* _Instructions for the task_
Starting with the first line of the data that follows, transcribe every line verbatim until the line containing "months = 2007 + np.arange(87) / 12" has been transcribed.

* _Data extract_

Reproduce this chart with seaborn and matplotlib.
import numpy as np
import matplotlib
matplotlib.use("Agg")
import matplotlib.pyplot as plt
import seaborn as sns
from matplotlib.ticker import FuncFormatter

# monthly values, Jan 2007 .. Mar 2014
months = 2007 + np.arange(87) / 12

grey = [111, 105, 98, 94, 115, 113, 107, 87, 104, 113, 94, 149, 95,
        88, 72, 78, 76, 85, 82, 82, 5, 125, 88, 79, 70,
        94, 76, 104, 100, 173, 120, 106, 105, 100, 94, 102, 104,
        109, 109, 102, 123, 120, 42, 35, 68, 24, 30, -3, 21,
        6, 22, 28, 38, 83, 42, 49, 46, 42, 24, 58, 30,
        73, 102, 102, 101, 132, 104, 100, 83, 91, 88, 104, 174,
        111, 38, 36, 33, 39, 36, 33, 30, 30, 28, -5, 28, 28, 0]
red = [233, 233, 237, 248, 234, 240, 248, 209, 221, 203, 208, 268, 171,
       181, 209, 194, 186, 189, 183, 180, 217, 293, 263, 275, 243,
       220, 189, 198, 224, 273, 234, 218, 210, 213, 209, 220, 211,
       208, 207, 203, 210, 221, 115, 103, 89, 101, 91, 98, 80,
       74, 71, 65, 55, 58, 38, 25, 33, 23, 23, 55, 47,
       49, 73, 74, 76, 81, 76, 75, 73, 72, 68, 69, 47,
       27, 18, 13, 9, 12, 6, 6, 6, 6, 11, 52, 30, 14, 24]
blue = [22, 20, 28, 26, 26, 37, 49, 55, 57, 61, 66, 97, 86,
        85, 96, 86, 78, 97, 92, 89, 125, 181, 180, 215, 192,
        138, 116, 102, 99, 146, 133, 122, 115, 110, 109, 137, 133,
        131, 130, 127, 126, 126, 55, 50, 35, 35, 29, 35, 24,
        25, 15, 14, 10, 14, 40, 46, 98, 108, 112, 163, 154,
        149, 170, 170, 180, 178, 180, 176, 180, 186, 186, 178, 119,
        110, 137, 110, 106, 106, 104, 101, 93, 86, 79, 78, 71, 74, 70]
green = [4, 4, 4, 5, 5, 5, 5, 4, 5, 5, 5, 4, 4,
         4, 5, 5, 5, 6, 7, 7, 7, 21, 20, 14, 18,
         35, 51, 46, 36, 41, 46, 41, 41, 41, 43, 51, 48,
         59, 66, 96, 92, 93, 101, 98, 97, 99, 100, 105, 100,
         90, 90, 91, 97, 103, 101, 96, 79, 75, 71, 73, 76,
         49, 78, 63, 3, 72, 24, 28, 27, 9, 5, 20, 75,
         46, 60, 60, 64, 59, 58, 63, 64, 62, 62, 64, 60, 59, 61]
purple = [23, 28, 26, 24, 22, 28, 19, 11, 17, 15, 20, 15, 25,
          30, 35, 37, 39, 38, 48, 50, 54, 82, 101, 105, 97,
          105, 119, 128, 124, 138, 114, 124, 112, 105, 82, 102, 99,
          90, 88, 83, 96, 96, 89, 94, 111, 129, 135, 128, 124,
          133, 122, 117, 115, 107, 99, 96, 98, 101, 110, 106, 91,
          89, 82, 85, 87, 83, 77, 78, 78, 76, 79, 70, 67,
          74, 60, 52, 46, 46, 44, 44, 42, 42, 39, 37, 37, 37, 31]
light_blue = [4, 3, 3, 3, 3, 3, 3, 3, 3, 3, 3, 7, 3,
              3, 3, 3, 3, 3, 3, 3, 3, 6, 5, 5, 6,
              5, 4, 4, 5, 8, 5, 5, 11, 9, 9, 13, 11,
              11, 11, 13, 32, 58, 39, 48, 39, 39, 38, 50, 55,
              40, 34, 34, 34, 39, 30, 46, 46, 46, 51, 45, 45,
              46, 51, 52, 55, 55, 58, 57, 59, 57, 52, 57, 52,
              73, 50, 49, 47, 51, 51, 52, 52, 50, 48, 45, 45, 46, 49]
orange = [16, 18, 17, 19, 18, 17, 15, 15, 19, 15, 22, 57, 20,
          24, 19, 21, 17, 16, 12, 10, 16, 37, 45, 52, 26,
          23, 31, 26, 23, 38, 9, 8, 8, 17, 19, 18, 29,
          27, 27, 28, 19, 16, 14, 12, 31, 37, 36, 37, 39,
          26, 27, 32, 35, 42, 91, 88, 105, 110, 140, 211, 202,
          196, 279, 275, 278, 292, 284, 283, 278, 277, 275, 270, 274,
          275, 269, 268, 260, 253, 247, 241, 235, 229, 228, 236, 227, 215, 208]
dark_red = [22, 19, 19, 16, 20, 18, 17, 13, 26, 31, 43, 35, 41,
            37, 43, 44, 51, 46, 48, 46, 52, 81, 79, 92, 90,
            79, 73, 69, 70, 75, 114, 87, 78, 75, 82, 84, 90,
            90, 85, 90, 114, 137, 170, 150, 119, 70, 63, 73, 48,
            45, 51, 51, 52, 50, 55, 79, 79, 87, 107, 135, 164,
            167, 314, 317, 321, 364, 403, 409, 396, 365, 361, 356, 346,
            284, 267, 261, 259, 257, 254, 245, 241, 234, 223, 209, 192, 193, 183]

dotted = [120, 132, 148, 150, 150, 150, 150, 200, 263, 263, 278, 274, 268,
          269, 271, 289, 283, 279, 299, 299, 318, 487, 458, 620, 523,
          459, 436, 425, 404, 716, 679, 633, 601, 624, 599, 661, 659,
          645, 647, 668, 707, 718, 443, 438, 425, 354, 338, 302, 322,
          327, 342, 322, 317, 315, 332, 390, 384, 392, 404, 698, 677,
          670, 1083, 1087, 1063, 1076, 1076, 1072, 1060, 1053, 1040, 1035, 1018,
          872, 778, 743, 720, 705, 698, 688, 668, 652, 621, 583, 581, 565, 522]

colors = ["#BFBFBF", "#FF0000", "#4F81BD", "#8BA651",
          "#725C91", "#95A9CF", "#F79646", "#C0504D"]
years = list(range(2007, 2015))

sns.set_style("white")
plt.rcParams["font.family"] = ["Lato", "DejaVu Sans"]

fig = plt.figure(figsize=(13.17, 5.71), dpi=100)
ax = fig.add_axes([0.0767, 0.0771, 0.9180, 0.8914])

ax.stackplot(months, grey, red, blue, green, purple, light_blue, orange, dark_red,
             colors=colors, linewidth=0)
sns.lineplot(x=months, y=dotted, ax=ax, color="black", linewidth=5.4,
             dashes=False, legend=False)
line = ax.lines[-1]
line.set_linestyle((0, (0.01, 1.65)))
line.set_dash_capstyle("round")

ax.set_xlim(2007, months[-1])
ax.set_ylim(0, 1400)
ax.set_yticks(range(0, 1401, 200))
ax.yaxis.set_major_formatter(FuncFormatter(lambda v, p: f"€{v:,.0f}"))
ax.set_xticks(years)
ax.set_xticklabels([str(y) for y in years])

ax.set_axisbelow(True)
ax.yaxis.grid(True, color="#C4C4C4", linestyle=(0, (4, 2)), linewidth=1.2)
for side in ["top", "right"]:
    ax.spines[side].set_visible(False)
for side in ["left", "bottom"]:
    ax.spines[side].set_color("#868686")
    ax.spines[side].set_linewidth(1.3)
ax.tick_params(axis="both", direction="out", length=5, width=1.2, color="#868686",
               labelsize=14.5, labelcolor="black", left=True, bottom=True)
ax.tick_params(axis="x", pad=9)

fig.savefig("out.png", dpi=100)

* _Exercise result_
Reproduce this chart with seaborn and matplotlib.
import numpy as np
import matplotlib
matplotlib.use("Agg")
import matplotlib.pyplot as plt
import seaborn as sns
from matplotlib.ticker import FuncFormatter

# monthly values, Jan 2007 .. Mar 2014
months = 2007 + np.arange(87) / 12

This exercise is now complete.